Since the output of this is just a DC control signal, maybe 300 uA at the most, intended to drive the Vactrol or other LED based resistor, it's completely out of the path of the guitar signal's all-tube amplification. A true side chain, as long as I tap its input signal in an unperturbing way. Probably through a 1M resistor...

I'll post the schematic here, when I get it drawn up. Biggest problem? None of my solderless breadboards fit in the space I have behind the panel where I want to put the controls. A couple of my boards are missing and I cant find them anywhere. Was hoping to not have to wait another order / ship cycle just to begin.
 
Whelp, in order to get just what you need, now - you have to pay for it. I could have got 3 bigger solderless boards for less than the one that would "fit my application". $13 and a week to wait - so tempted to just run one of the larger ones I have across the table saw. Fit? I'll show you...

But I dont like cutting small things with embedded metal bits on that machine - I like cutting big things where I can handle the material 10's of inches away from that blade. I do have a small scroll saw that would do nice wobbly cut lines, as they dont put a fence nor a mitre guage on those to help me guide. There isnt even a good way to clamp a strip of something to the top of that machine's plate.

1715190987838.png
1715191028075.png


Cement half A to half B - but use only 4 op-amps. Now I have to wait another week for the electronic cement to come in...
 
Got something small/thin to run across a table saw (Like PCB blanks)? Sandwich it between two pieces of scrap birch ply to make it rigid and easy to work with, then run it along the fence like you normally would. No sense in chipping it up or getting your fingers chopped off using the saw for things it’s not supposed to.
 
I got my solderless protoboard and mounted it using the standoff it came with between the tubes;

IMG_0069.JPG


All the circuit does is take one of two output signals from the first tube - the LTP phase splitter - and full wave rectify it, while filtering the resulting envelope second order, then drive the Vactrol. The white wire is the Vactrol output I brought up so I dont have to turn the chassis over every time I want to look at the actively attenuated audio signal.

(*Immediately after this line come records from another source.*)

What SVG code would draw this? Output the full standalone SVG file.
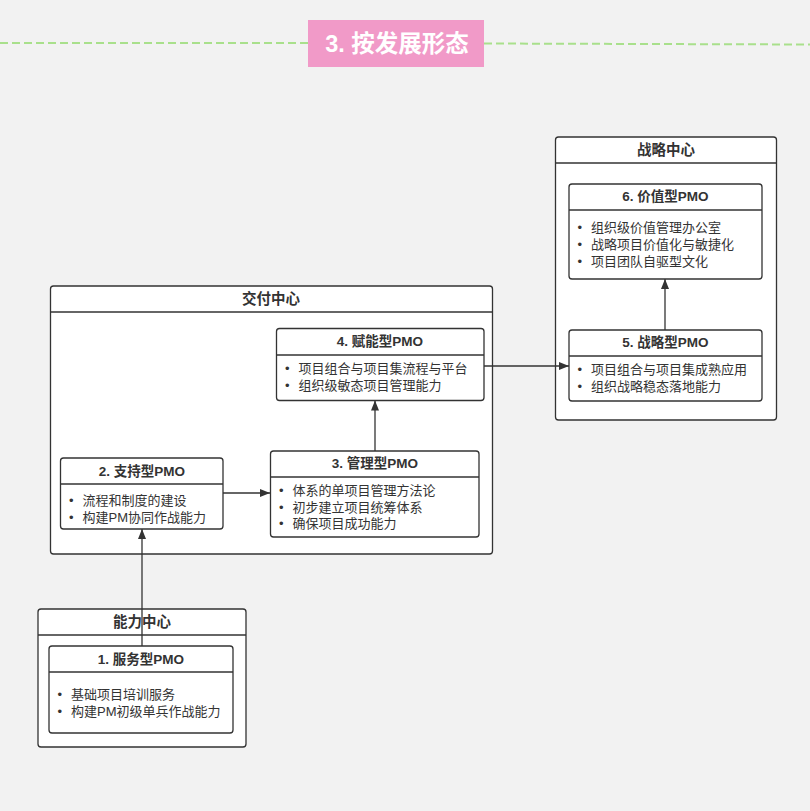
<svg xmlns="http://www.w3.org/2000/svg" width="810" height="811" viewBox="0 0 810 811">
<defs>
<style>
.bg{fill:#f2f2f2}
.box{fill:#ffffff;stroke:#333333;stroke-width:1.3}
.sep{stroke:#333333;stroke-width:1.3}
.hd{font-family:"Liberation Sans","Noto Sans CJK SC",sans-serif;font-size:13.5px;font-weight:bold;fill:#333333;text-anchor:middle;dominant-baseline:central}
.ch{font-size:14.5px}
.li{font-family:"Liberation Sans","Noto Sans CJK SC",sans-serif;font-size:13px;fill:#333333;dominant-baseline:central}
.dash{stroke:#a9e08c;stroke-width:2;stroke-dasharray:8 4;fill:none}
.edge{stroke:#333333;stroke-width:1.3;fill:none;marker-end:url(#arr)}
</style>
<marker id="arr" viewBox="0 0 10 10" refX="10" refY="5" markerWidth="10" markerHeight="10" markerUnits="userSpaceOnUse" orient="auto">
<path d="M0,1 L10,5 L0,9 z" fill="#333333"/>
</marker>
</defs>
<rect class="bg" x="0" y="0" width="810" height="811"/>
<g id="title">
<line class="dash" x1="0" y1="43" x2="308" y2="43"/>
<line class="dash" x1="484" y1="43.5" x2="810" y2="44.5"/>
<rect x="308" y="20" width="176" height="47" fill="#f19ac8"/>
<text x="397" y="44" font-family="'Liberation Sans','Noto Sans CJK SC',sans-serif" font-size="23.5" font-weight="bold" fill="#ffffff" text-anchor="middle" dominant-baseline="central">3. 按发展形态</text>
</g>
<g id="strategy-center">
<rect class="box" x="555.5" y="137" width="221" height="283" rx="3"/>
<line class="sep" x1="555.5" y1="163" x2="776.5" y2="163"/>
<text class="hd ch" x="666" y="150">战略中心</text>
</g>
<g id="delivery-center">
<rect class="box" x="50.5" y="286" width="442" height="268" rx="3"/>
<line class="sep" x1="50.5" y1="312" x2="492.5" y2="312"/>
<text class="hd ch" x="271" y="299">交付中心</text>
</g>
<g id="capability-center">
<rect class="box" x="38" y="609" width="208" height="138" rx="3"/>
<line class="sep" x1="38" y1="635" x2="246" y2="635"/>
<text class="hd ch" x="142" y="622">能力中心</text>
</g>
<g id="connectors">
<line class="edge" x1="142" y1="646" x2="142" y2="529"/>
<line class="edge" x1="223" y1="493" x2="270" y2="493"/>
<line class="edge" x1="375" y1="451" x2="375" y2="400.5"/>
<line class="edge" x1="484" y1="366" x2="569" y2="366"/>
<line class="edge" x1="665" y1="330" x2="665" y2="279"/>
</g>
<g id="node6">
<rect class="box" x="569" y="184" width="193" height="95" rx="3"/>
<line class="sep" x1="569" y1="210" x2="762" y2="210"/>
<text class="hd" x="665.5" y="196.5">6. 价值型PMO</text>
<text class="li" y="227"><tspan x="577.5">•</tspan><tspan x="591">组织级价值管理办公室</tspan></text>
<text class="li" y="244"><tspan x="577.5">•</tspan><tspan x="591">战略项目价值化与敏捷化</tspan></text>
<text class="li" y="261"><tspan x="577.5">•</tspan><tspan x="591">项目团队自驱型文化</tspan></text>
</g>
<g id="node5">
<rect class="box" x="569" y="330" width="193" height="71" rx="3"/>
<line class="sep" x1="569" y1="356" x2="762" y2="356"/>
<text class="hd" x="665.5" y="342.5">5. 战略型PMO</text>
<text class="li" y="369"><tspan x="577.5">•</tspan><tspan x="591">项目组合与项目集成熟应用</tspan></text>
<text class="li" y="386"><tspan x="577.5">•</tspan><tspan x="591">组织战略稳态落地能力</tspan></text>
</g>
<g id="node4">
<rect class="box" x="276.5" y="328.5" width="207.5" height="72" rx="3"/>
<line class="sep" x1="276.5" y1="355" x2="484" y2="355"/>
<text class="hd" x="380" y="341.5">4. 赋能型PMO</text>
<text class="li" y="368"><tspan x="285">•</tspan><tspan x="298.5">项目组合与项目集流程与平台</tspan></text>
<text class="li" y="385"><tspan x="285">•</tspan><tspan x="298.5">组织级敏态项目管理能力</tspan></text>
</g>
<g id="node3">
<rect class="box" x="270.5" y="451" width="208.5" height="86" rx="3"/>
<line class="sep" x1="270.5" y1="477" x2="479" y2="477"/>
<text class="hd" x="375" y="463.5">3. 管理型PMO</text>
<text class="li" y="490"><tspan x="279">•</tspan><tspan x="292.5">体系的单项目管理方法论</tspan></text>
<text class="li" y="506.5"><tspan x="279">•</tspan><tspan x="292.5">初步建立项目统筹体系</tspan></text>
<text class="li" y="523"><tspan x="279">•</tspan><tspan x="292.5">确保项目成功能力</tspan></text>
</g>
<g id="node2">
<rect class="box" x="60.5" y="458" width="162.5" height="71" rx="3"/>
<line class="sep" x1="60.5" y1="484" x2="223" y2="484"/>
<text class="hd" x="142" y="471">2. 支持型PMO</text>
<text class="li" y="499.5"><tspan x="69">•</tspan><tspan x="82.5">流程和制度的建设</tspan></text>
<text class="li" y="516.5"><tspan x="69">•</tspan><tspan x="82.5">构建PM协同作战能力</tspan></text>
</g>
<g id="node1">
<rect class="box" x="49" y="646" width="184" height="87" rx="3"/>
<line class="sep" x1="49" y1="672" x2="233" y2="672"/>
<text class="hd" x="141" y="659">1. 服务型PMO</text>
<text class="li" y="694"><tspan x="57.5">•</tspan><tspan x="71">基础项目培训服务</tspan></text>
<text class="li" y="711"><tspan x="57.5">•</tspan><tspan x="71">构建PM初级单兵作战能力</tspan></text>
</g>
</svg>
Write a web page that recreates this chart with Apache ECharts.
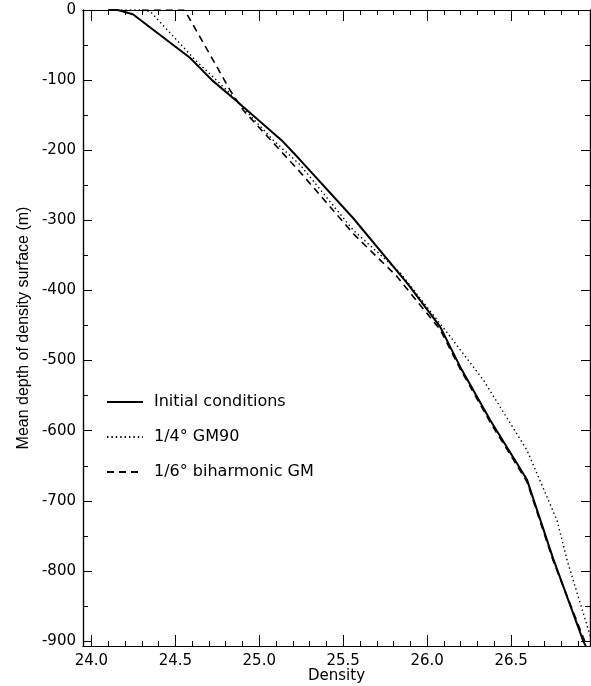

I made an offset circuit using an LED slightly illuminated from the (-) supply to approximate the drop across the Vactrol LED. So I can get current through it from a ground referenced positive going control voltage. The Vactrol LED cathode is connected to the cathode of the lit LED - a node about -1.7 V below ground. I certainly have space to do it in a better way, but, works for now!

The effect is definitely compressor like, with a bit of tremolo added on top if you like. I've listened to the amp swell back and forth between single ended and P-P so many times; so glad I have that power soak resistor on the speaker. It's a nice subtle effect, especially when the tremolo swells are well into the subsonic and match the rhythm of chord changes.

The controls are Tremolo frequency and the filter "Q"; still working on the range of each. Changing Q allows the circuit to operate between an ordinary compressor type effect to having decaying swells added on, to having a constant tremolo effect. Tremolo from SE to P-P, that is. I'll work on getting some scope captures posted next, as I develop the controls range. And my hands, playing electric guitar.